───── Exercise materials ─────
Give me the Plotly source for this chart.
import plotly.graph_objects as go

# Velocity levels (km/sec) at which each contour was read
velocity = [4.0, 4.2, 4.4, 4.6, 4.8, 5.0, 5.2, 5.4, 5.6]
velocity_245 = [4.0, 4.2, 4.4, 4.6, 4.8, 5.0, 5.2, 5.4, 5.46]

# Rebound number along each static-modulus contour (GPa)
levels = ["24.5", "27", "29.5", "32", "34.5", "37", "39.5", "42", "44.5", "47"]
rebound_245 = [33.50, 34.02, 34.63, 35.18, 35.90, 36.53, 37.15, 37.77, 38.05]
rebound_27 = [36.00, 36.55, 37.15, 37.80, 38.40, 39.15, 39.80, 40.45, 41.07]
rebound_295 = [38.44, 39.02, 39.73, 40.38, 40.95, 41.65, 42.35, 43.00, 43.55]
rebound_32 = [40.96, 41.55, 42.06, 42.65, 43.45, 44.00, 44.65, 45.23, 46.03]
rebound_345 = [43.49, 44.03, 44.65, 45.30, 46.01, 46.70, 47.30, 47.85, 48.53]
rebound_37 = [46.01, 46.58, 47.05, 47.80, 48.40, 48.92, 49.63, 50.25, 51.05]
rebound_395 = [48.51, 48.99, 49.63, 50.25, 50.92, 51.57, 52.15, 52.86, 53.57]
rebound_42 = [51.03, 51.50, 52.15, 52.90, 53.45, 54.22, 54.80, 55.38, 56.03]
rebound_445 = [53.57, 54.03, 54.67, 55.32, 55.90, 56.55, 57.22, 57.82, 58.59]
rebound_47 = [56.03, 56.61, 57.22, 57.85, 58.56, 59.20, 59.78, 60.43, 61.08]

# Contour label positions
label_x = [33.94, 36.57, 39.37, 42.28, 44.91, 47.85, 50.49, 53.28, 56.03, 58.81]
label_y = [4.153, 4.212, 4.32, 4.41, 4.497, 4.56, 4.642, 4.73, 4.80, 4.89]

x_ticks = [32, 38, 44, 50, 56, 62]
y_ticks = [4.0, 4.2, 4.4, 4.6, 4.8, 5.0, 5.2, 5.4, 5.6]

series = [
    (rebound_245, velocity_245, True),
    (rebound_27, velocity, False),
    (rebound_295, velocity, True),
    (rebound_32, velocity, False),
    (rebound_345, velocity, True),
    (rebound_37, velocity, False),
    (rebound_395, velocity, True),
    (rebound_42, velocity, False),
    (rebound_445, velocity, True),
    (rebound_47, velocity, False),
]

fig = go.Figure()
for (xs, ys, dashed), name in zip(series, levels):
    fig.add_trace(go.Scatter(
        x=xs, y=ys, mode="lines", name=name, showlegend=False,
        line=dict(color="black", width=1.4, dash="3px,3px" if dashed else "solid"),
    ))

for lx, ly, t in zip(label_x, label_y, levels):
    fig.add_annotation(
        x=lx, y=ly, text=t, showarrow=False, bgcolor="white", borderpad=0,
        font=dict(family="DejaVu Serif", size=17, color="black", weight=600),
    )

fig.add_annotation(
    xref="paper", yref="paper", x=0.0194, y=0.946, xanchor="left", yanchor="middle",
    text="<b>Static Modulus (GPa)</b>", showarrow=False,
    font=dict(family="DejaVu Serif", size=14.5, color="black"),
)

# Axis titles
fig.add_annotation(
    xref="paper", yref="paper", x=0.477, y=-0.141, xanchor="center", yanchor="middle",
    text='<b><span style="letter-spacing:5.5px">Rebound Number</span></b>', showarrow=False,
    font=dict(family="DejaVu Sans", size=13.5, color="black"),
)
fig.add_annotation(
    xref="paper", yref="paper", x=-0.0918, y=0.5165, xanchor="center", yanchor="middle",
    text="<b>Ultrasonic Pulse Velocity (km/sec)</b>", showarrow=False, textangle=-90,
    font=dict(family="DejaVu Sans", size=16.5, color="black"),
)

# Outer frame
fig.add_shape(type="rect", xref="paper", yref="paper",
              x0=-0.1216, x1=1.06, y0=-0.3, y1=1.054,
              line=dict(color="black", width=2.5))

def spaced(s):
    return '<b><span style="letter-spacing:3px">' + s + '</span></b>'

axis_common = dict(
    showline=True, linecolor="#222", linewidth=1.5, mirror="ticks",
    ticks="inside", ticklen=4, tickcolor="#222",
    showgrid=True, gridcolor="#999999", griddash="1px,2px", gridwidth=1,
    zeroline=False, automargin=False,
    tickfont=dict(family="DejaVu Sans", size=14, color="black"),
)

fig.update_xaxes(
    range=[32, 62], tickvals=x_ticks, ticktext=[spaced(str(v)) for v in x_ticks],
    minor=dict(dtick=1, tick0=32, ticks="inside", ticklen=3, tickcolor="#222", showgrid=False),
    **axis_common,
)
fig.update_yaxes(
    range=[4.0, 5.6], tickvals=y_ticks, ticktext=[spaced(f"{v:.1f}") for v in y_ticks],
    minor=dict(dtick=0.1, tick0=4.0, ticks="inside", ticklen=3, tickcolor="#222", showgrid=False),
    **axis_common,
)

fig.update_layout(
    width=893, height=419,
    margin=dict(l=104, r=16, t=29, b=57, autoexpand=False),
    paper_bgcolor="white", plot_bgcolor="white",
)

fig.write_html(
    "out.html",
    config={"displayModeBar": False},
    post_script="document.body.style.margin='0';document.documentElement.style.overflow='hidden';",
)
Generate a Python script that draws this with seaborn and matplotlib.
─────
Copy out the material above in its entirety. Every detail must match.

Give me the Plotly source for this chart.
import plotly.graph_objects as go

# Velocity levels (km/sec) at which each contour was read
velocity = [4.0, 4.2, 4.4, 4.6, 4.8, 5.0, 5.2, 5.4, 5.6]
velocity_245 = [4.0, 4.2, 4.4, 4.6, 4.8, 5.0, 5.2, 5.4, 5.46]

# Rebound number along each static-modulus contour (GPa)
levels = ["24.5", "27", "29.5", "32", "34.5", "37", "39.5", "42", "44.5", "47"]
rebound_245 = [33.50, 34.02, 34.63, 35.18, 35.90, 36.53, 37.15, 37.77, 38.05]
rebound_27 = [36.00, 36.55, 37.15, 37.80, 38.40, 39.15, 39.80, 40.45, 41.07]
rebound_295 = [38.44, 39.02, 39.73, 40.38, 40.95, 41.65, 42.35, 43.00, 43.55]
rebound_32 = [40.96, 41.55, 42.06, 42.65, 43.45, 44.00, 44.65, 45.23, 46.03]
rebound_345 = [43.49, 44.03, 44.65, 45.30, 46.01, 46.70, 47.30, 47.85, 48.53]
rebound_37 = [46.01, 46.58, 47.05, 47.80, 48.40, 48.92, 49.63, 50.25, 51.05]
rebound_395 = [48.51, 48.99, 49.63, 50.25, 50.92, 51.57, 52.15, 52.86, 53.57]
rebound_42 = [51.03, 51.50, 52.15, 52.90, 53.45, 54.22, 54.80, 55.38, 56.03]
rebound_445 = [53.57, 54.03, 54.67, 55.32, 55.90, 56.55, 57.22, 57.82, 58.59]
rebound_47 = [56.03, 56.61, 57.22, 57.85, 58.56, 59.20, 59.78, 60.43, 61.08]

# Contour label positions
label_x = [33.94, 36.57, 39.37, 42.28, 44.91, 47.85, 50.49, 53.28, 56.03, 58.81]
label_y = [4.153, 4.212, 4.32, 4.41, 4.497, 4.56, 4.642, 4.73, 4.80, 4.89]

x_ticks = [32, 38, 44, 50, 56, 62]
y_ticks = [4.0, 4.2, 4.4, 4.6, 4.8, 5.0, 5.2, 5.4, 5.6]

series = [
    (rebound_245, velocity_245, True),
    (rebound_27, velocity, False),
    (rebound_295, velocity, True),
    (rebound_32, velocity, False),
    (rebound_345, velocity, True),
    (rebound_37, velocity, False),
    (rebound_395, velocity, True),
    (rebound_42, velocity, False),
    (rebound_445, velocity, True),
    (rebound_47, velocity, False),
]

fig = go.Figure()
for (xs, ys, dashed), name in zip(series, levels):
    fig.add_trace(go.Scatter(
        x=xs, y=ys, mode="lines", name=name, showlegend=False,
        line=dict(color="black", width=1.4, dash="3px,3px" if dashed else "solid"),
    ))

for lx, ly, t in zip(label_x, label_y, levels):
    fig.add_annotation(
        x=lx, y=ly, text=t, showarrow=False, bgcolor="white", borderpad=0,
        font=dict(family="DejaVu Serif", size=17, color="black", weight=600),
    )

fig.add_annotation(
    xref="paper", yref="paper", x=0.0194, y=0.946, xanchor="left", yanchor="middle",
    text="<b>Static Modulus (GPa)</b>", showarrow=False,
    font=dict(family="DejaVu Serif", size=14.5, color="black"),
)

# Axis titles
fig.add_annotation(
    xref="paper", yref="paper", x=0.477, y=-0.141, xanchor="center", yanchor="middle",
    text='<b><span style="letter-spacing:5.5px">Rebound Number</span></b>', showarrow=False,
    font=dict(family="DejaVu Sans", size=13.5, color="black"),
)
fig.add_annotation(
    xref="paper", yref="paper", x=-0.0918, y=0.5165, xanchor="center", yanchor="middle",
    text="<b>Ultrasonic Pulse Velocity (km/sec)</b>", showarrow=False, textangle=-90,
    font=dict(family="DejaVu Sans", size=16.5, color="black"),
)

# Outer frame
fig.add_shape(type="rect", xref="paper", yref="paper",
              x0=-0.1216, x1=1.06, y0=-0.3, y1=1.054,
              line=dict(color="black", width=2.5))

def spaced(s):
    return '<b><span style="letter-spacing:3px">' + s + '</span></b>'

axis_common = dict(
    showline=True, linecolor="#222", linewidth=1.5, mirror="ticks",
    ticks="inside", ticklen=4, tickcolor="#222",
    showgrid=True, gridcolor="#999999", griddash="1px,2px", gridwidth=1,
    zeroline=False, automargin=False,
    tickfont=dict(family="DejaVu Sans", size=14, color="black"),
)

fig.update_xaxes(
    range=[32, 62], tickvals=x_ticks, ticktext=[spaced(str(v)) for v in x_ticks],
    minor=dict(dtick=1, tick0=32, ticks="inside", ticklen=3, tickcolor="#222", showgrid=False),
    **axis_common,
)
fig.update_yaxes(
    range=[4.0, 5.6], tickvals=y_ticks, ticktext=[spaced(f"{v:.1f}") for v in y_ticks],
    minor=dict(dtick=0.1, tick0=4.0, ticks="inside", ticklen=3, tickcolor="#222", showgrid=False),
    **axis_common,
)

fig.update_layout(
    width=893, height=419,
    margin=dict(l=104, r=16, t=29, b=57, autoexpand=False),
    paper_bgcolor="white", plot_bgcolor="white",
)

fig.write_html(
    "out.html",
    config={"displayModeBar": False},
    post_script="document.body.style.margin='0';document.documentElement.style.overflow='hidden';",
)
Generate a Python script that draws this with seaborn and matplotlib.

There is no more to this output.